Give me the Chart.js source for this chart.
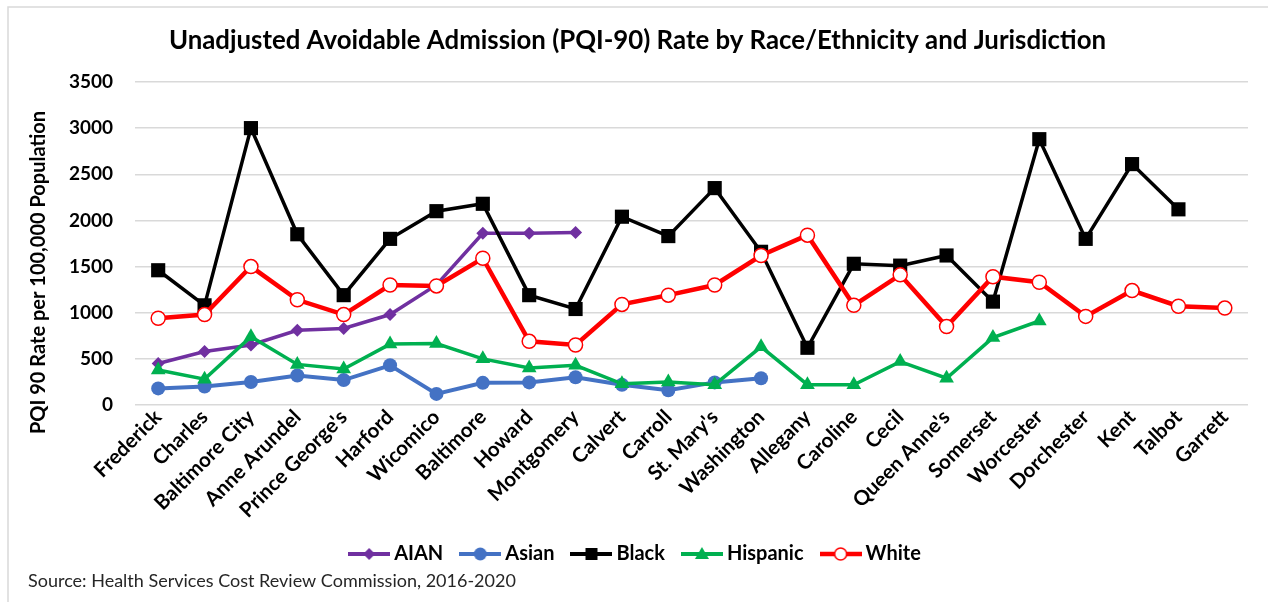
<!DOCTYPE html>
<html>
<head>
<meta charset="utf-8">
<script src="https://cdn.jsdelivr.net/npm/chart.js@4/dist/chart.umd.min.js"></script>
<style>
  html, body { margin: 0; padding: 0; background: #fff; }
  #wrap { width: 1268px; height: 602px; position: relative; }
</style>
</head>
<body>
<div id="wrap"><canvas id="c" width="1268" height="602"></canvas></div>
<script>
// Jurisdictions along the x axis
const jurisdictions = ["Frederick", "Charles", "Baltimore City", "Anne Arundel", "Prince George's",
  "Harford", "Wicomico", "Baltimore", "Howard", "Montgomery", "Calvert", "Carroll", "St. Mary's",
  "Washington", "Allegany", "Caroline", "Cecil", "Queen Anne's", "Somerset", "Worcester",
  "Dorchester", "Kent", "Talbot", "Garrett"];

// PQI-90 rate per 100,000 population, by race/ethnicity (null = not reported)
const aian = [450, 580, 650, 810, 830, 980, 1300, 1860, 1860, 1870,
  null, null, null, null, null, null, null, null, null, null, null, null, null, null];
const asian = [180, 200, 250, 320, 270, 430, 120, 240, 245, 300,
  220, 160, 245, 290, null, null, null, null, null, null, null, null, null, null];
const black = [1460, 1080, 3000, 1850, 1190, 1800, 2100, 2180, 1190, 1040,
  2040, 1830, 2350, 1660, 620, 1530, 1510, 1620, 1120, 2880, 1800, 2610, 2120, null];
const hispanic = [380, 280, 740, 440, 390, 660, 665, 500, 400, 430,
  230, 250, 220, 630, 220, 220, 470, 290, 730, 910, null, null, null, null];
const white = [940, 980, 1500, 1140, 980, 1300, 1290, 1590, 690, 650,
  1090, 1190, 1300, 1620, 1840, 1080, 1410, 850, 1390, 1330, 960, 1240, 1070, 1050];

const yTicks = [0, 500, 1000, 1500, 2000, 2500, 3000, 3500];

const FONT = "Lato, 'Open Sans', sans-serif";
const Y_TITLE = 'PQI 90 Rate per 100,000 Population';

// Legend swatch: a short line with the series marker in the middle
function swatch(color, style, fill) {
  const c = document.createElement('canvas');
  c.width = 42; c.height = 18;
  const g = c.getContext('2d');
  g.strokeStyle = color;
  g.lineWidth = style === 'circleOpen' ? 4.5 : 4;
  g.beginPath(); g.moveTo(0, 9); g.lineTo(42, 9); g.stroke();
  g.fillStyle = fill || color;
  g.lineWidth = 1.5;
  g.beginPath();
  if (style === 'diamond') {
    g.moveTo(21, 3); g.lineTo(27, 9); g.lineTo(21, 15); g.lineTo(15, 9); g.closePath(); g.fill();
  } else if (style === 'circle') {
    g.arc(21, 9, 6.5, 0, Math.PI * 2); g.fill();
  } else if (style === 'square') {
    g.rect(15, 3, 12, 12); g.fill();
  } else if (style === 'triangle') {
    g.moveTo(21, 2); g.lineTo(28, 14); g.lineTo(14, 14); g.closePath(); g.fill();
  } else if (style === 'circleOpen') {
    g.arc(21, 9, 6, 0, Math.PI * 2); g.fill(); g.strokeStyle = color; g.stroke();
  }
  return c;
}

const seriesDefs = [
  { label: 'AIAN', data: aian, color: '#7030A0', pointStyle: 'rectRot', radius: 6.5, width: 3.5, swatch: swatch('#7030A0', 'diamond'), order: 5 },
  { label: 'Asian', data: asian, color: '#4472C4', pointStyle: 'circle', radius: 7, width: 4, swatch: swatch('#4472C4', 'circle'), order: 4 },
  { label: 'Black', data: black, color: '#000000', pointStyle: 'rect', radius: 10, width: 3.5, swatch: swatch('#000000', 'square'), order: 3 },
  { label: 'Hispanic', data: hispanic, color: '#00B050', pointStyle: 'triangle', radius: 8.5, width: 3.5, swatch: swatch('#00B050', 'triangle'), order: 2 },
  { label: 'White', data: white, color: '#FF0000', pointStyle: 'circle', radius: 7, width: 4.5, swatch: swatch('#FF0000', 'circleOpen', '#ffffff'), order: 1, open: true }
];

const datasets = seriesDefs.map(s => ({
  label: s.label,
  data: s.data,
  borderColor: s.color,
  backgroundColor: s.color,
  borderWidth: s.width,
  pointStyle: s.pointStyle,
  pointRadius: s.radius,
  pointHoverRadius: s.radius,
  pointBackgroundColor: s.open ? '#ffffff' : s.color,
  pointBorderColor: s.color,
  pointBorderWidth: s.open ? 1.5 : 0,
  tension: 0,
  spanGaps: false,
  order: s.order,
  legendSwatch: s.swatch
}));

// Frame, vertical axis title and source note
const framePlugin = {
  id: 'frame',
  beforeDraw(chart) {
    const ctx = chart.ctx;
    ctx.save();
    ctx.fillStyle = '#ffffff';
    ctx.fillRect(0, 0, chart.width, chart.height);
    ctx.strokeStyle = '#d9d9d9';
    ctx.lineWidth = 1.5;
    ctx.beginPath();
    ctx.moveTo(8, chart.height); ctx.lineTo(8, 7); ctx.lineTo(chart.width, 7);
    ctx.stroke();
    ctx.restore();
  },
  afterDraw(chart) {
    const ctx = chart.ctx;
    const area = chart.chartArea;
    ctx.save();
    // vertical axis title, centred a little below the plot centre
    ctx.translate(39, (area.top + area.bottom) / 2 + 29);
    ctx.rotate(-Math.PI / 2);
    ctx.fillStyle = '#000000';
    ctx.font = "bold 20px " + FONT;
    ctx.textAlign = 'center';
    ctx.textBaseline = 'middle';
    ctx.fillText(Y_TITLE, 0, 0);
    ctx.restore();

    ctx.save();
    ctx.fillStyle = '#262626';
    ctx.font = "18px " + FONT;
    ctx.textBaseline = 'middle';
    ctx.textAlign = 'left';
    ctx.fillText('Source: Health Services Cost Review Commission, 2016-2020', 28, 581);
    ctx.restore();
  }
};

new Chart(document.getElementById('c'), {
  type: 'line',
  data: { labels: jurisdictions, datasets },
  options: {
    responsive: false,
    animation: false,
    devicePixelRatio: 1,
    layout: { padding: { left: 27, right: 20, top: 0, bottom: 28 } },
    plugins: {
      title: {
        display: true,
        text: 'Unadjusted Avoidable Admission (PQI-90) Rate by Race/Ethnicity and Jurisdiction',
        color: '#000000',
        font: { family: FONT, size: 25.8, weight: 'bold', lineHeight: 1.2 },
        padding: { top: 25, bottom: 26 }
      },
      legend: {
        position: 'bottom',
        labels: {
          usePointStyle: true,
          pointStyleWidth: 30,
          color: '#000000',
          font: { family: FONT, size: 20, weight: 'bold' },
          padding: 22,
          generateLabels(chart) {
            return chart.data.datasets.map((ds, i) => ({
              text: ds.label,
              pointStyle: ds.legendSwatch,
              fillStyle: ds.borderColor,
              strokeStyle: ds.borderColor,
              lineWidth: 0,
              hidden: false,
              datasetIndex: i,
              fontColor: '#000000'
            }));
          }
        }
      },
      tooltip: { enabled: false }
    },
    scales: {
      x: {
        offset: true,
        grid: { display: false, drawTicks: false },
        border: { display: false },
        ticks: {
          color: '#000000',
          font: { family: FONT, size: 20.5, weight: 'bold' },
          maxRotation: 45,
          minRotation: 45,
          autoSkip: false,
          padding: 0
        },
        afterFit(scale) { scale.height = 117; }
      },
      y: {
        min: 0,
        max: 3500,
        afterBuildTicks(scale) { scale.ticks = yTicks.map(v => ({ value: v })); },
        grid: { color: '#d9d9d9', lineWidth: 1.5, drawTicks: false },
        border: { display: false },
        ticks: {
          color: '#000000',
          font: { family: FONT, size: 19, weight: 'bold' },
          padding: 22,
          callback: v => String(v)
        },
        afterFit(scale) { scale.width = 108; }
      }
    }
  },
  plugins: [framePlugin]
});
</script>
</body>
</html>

Objective:
Up to and including the line with "const Y_TITLE = 'PQI", copy the data above from its first line. Skip pictures.

Solution to the problem:
Give me the Chart.js source for this chart.
<!DOCTYPE html>
<html>
<head>
<meta charset="utf-8">
<script src="https://cdn.jsdelivr.net/npm/chart.js@4/dist/chart.umd.min.js"></script>
<style>
  html, body { margin: 0; padding: 0; background: #fff; }
  #wrap { width: 1268px; height: 602px; position: relative; }
</style>
</head>
<body>
<div id="wrap"><canvas id="c" width="1268" height="602"></canvas></div>
<script>
// Jurisdictions along the x axis
const jurisdictions = ["Frederick", "Charles", "Baltimore City", "Anne Arundel", "Prince George's",
  "Harford", "Wicomico", "Baltimore", "Howard", "Montgomery", "Calvert", "Carroll", "St. Mary's",
  "Washington", "Allegany", "Caroline", "Cecil", "Queen Anne's", "Somerset", "Worcester",
  "Dorchester", "Kent", "Talbot", "Garrett"];

// PQI-90 rate per 100,000 population, by race/ethnicity (null = not reported)
const aian = [450, 580, 650, 810, 830, 980, 1300, 1860, 1860, 1870,
  null, null, null, null, null, null, null, null, null, null, null, null, null, null];
const asian = [180, 200, 250, 320, 270, 430, 120, 240, 245, 300,
  220, 160, 245, 290, null, null, null, null, null, null, null, null, null, null];
const black = [1460, 1080, 3000, 1850, 1190, 1800, 2100, 2180, 1190, 1040,
  2040, 1830, 2350, 1660, 620, 1530, 1510, 1620, 1120, 2880, 1800, 2610, 2120, null];
const hispanic = [380, 280, 740, 440, 390, 660, 665, 500, 400, 430,
  230, 250, 220, 630, 220, 220, 470, 290, 730, 910, null, null, null, null];
const white = [940, 980, 1500, 1140, 980, 1300, 1290, 1590, 690, 650,
  1090, 1190, 1300, 1620, 1840, 1080, 1410, 850, 1390, 1330, 960, 1240, 1070, 1050];

const yTicks = [0, 500, 1000, 1500, 2000, 2500, 3000, 3500];

const FONT = "Lato, 'Open Sans', sans-serif";
const Y_TITLE = 'PQI 90 Rate per 100,000 Population';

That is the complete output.